◆ **Aim**
Extract the records in full, leaving every picture out.
** Begin Raw records **
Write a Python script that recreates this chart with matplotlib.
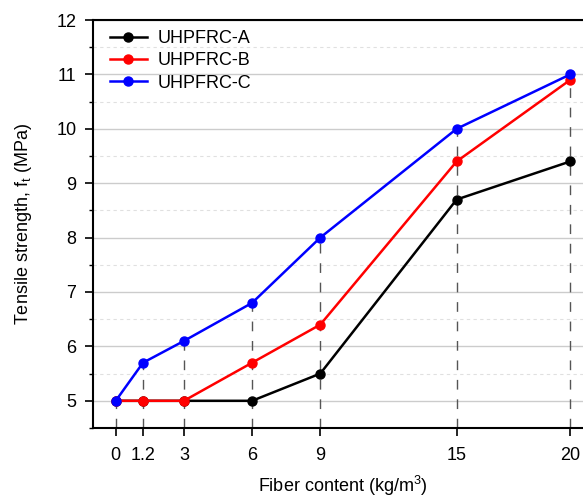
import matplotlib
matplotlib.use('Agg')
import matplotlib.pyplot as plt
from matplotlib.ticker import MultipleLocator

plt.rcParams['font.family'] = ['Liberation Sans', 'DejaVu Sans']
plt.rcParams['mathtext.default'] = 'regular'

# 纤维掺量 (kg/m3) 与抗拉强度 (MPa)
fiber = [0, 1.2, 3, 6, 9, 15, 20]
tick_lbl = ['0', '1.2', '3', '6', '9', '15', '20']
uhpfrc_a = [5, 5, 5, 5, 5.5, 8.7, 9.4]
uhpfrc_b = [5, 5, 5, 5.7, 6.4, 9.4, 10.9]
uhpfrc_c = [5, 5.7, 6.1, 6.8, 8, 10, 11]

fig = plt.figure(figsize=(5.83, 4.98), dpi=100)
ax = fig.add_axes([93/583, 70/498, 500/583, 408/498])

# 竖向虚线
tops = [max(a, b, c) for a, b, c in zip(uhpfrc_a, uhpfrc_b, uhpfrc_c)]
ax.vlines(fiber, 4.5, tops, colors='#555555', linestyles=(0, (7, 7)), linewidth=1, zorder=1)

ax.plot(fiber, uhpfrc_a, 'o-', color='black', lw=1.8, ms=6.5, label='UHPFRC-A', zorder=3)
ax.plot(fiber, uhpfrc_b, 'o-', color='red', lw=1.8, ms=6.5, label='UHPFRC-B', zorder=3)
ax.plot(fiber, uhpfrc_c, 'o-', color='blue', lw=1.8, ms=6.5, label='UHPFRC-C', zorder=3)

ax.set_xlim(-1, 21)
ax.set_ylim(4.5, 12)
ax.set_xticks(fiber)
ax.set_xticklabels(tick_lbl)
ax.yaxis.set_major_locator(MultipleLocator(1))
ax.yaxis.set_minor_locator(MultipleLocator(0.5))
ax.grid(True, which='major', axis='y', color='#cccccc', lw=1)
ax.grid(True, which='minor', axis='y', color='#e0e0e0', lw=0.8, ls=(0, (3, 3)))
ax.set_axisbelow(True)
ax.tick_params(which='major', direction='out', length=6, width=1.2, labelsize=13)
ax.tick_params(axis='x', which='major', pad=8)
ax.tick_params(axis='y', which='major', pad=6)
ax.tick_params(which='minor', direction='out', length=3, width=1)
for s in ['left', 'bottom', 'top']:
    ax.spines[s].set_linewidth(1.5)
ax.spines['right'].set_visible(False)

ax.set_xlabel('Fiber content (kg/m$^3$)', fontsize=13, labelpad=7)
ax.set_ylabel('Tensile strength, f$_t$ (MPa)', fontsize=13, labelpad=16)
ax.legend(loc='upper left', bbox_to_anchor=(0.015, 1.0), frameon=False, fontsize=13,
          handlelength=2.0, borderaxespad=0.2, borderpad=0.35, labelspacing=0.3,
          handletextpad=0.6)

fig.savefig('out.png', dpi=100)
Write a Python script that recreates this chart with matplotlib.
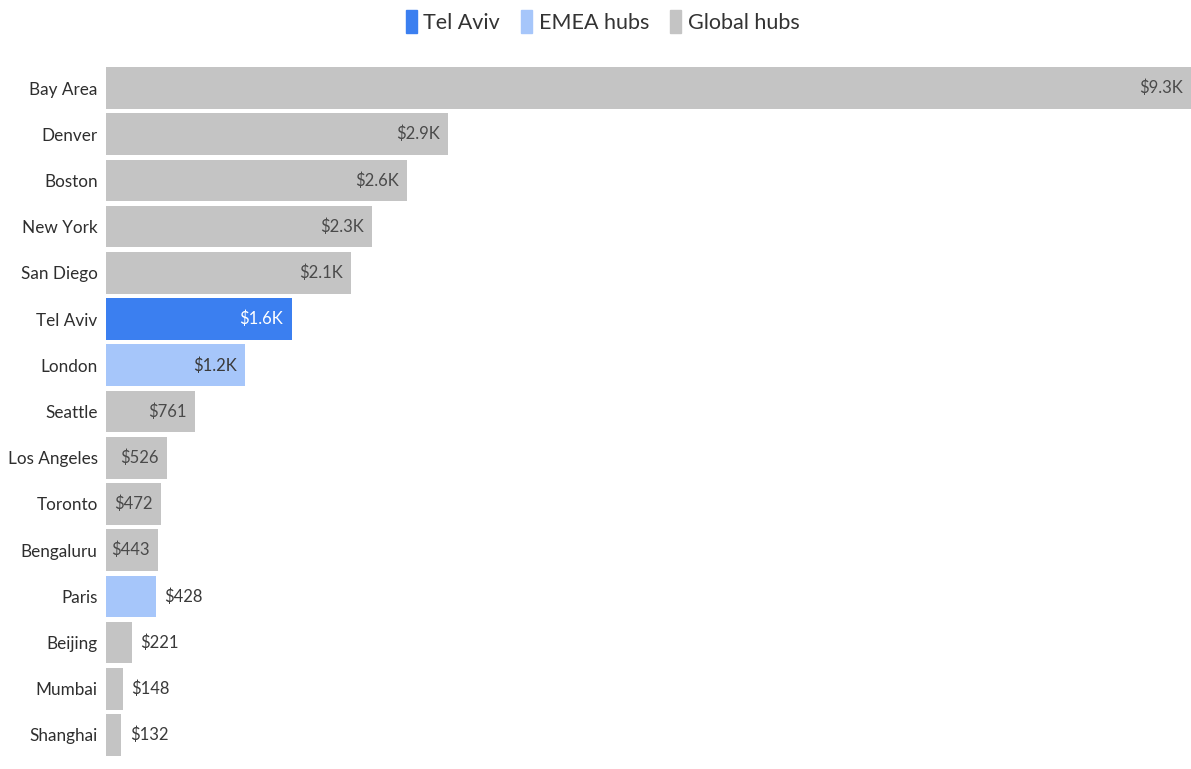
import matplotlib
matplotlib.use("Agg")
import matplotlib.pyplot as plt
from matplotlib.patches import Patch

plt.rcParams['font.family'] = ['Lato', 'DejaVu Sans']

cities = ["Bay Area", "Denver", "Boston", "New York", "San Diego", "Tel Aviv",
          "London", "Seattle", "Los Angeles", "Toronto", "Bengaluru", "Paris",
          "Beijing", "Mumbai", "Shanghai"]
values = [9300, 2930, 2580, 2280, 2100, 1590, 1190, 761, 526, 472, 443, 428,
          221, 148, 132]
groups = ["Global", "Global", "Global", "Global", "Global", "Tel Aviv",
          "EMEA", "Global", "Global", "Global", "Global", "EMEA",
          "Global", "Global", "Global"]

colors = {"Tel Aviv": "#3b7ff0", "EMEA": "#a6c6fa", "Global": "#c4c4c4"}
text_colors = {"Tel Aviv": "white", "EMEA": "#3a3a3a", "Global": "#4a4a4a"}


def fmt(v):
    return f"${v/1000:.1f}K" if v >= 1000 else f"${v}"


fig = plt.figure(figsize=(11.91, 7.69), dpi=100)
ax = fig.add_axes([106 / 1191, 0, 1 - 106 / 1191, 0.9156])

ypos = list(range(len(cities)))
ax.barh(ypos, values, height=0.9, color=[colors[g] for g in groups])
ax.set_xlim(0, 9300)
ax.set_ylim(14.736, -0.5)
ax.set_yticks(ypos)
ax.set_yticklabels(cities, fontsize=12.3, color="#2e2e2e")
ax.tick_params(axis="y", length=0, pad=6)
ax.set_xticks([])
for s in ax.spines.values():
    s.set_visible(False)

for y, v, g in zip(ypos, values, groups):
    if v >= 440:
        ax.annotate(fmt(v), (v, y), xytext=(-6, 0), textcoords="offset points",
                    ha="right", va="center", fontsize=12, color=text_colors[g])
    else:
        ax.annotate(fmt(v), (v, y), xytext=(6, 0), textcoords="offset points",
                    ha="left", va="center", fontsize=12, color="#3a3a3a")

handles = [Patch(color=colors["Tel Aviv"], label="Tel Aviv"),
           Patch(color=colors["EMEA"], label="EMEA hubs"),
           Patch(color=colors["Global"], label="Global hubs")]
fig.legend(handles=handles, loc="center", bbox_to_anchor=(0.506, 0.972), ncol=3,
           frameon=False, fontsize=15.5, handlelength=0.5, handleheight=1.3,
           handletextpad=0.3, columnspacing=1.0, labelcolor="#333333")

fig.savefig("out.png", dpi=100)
** End Raw records **
◆ **Solution for this problem**
Write a Python script that recreates this chart with matplotlib.
import matplotlib
matplotlib.use('Agg')
import matplotlib.pyplot as plt
from matplotlib.ticker import MultipleLocator

plt.rcParams['font.family'] = ['Liberation Sans', 'DejaVu Sans']
plt.rcParams['mathtext.default'] = 'regular'

# 纤维掺量 (kg/m3) 与抗拉强度 (MPa)
fiber = [0, 1.2, 3, 6, 9, 15, 20]
tick_lbl = ['0', '1.2', '3', '6', '9', '15', '20']
uhpfrc_a = [5, 5, 5, 5, 5.5, 8.7, 9.4]
uhpfrc_b = [5, 5, 5, 5.7, 6.4, 9.4, 10.9]
uhpfrc_c = [5, 5.7, 6.1, 6.8, 8, 10, 11]

fig = plt.figure(figsize=(5.83, 4.98), dpi=100)
ax = fig.add_axes([93/583, 70/498, 500/583, 408/498])

# 竖向虚线
tops = [max(a, b, c) for a, b, c in zip(uhpfrc_a, uhpfrc_b, uhpfrc_c)]
ax.vlines(fiber, 4.5, tops, colors='#555555', linestyles=(0, (7, 7)), linewidth=1, zorder=1)

ax.plot(fiber, uhpfrc_a, 'o-', color='black', lw=1.8, ms=6.5, label='UHPFRC-A', zorder=3)
ax.plot(fiber, uhpfrc_b, 'o-', color='red', lw=1.8, ms=6.5, label='UHPFRC-B', zorder=3)
ax.plot(fiber, uhpfrc_c, 'o-', color='blue', lw=1.8, ms=6.5, label='UHPFRC-C', zorder=3)

ax.set_xlim(-1, 21)
ax.set_ylim(4.5, 12)
ax.set_xticks(fiber)
ax.set_xticklabels(tick_lbl)
ax.yaxis.set_major_locator(MultipleLocator(1))
ax.yaxis.set_minor_locator(MultipleLocator(0.5))
ax.grid(True, which='major', axis='y', color='#cccccc', lw=1)
ax.grid(True, which='minor', axis='y', color='#e0e0e0', lw=0.8, ls=(0, (3, 3)))
ax.set_axisbelow(True)
ax.tick_params(which='major', direction='out', length=6, width=1.2, labelsize=13)
ax.tick_params(axis='x', which='major', pad=8)
ax.tick_params(axis='y', which='major', pad=6)
ax.tick_params(which='minor', direction='out', length=3, width=1)
for s in ['left', 'bottom', 'top']:
    ax.spines[s].set_linewidth(1.5)
ax.spines['right'].set_visible(False)

ax.set_xlabel('Fiber content (kg/m$^3$)', fontsize=13, labelpad=7)
ax.set_ylabel('Tensile strength, f$_t$ (MPa)', fontsize=13, labelpad=16)
ax.legend(loc='upper left', bbox_to_anchor=(0.015, 1.0), frameon=False, fontsize=13,
          handlelength=2.0, borderaxespad=0.2, borderpad=0.35, labelspacing=0.3,
          handletextpad=0.6)

fig.savefig('out.png', dpi=100)
Write a Python script that recreates this chart with matplotlib.
import matplotlib
matplotlib.use("Agg")
import matplotlib.pyplot as plt
from matplotlib.patches import Patch

plt.rcParams['font.family'] = ['Lato', 'DejaVu Sans']

cities = ["Bay Area", "Denver", "Boston", "New York", "San Diego", "Tel Aviv",
          "London", "Seattle", "Los Angeles", "Toronto", "Bengaluru", "Paris",
          "Beijing", "Mumbai", "Shanghai"]
values = [9300, 2930, 2580, 2280, 2100, 1590, 1190, 761, 526, 472, 443, 428,
          221, 148, 132]
groups = ["Global", "Global", "Global", "Global", "Global", "Tel Aviv",
          "EMEA", "Global", "Global", "Global", "Global", "EMEA",
          "Global", "Global", "Global"]

colors = {"Tel Aviv": "#3b7ff0", "EMEA": "#a6c6fa", "Global": "#c4c4c4"}
text_colors = {"Tel Aviv": "white", "EMEA": "#3a3a3a", "Global": "#4a4a4a"}


def fmt(v):
    return f"${v/1000:.1f}K" if v >= 1000 else f"${v}"


fig = plt.figure(figsize=(11.91, 7.69), dpi=100)
ax = fig.add_axes([106 / 1191, 0, 1 - 106 / 1191, 0.9156])

ypos = list(range(len(cities)))
ax.barh(ypos, values, height=0.9, color=[colors[g] for g in groups])
ax.set_xlim(0, 9300)
ax.set_ylim(14.736, -0.5)
ax.set_yticks(ypos)
ax.set_yticklabels(cities, fontsize=12.3, color="#2e2e2e")
ax.tick_params(axis="y", length=0, pad=6)
ax.set_xticks([])
for s in ax.spines.values():
    s.set_visible(False)

for y, v, g in zip(ypos, values, groups):
    if v >= 440:
        ax.annotate(fmt(v), (v, y), xytext=(-6, 0), textcoords="offset points",
                    ha="right", va="center", fontsize=12, color=text_colors[g])
    else:
        ax.annotate(fmt(v), (v, y), xytext=(6, 0), textcoords="offset points",
                    ha="left", va="center", fontsize=12, color="#3a3a3a")

handles = [Patch(color=colors["Tel Aviv"], label="Tel Aviv"),
           Patch(color=colors["EMEA"], label="EMEA hubs"),
           Patch(color=colors["Global"], label="Global hubs")]
fig.legend(handles=handles, loc="center", bbox_to_anchor=(0.506, 0.972), ncol=3,
           frameon=False, fontsize=15.5, handlelength=0.5, handleheight=1.3,
           handletextpad=0.3, columnspacing=1.0, labelcolor="#333333")

fig.savefig("out.png", dpi=100)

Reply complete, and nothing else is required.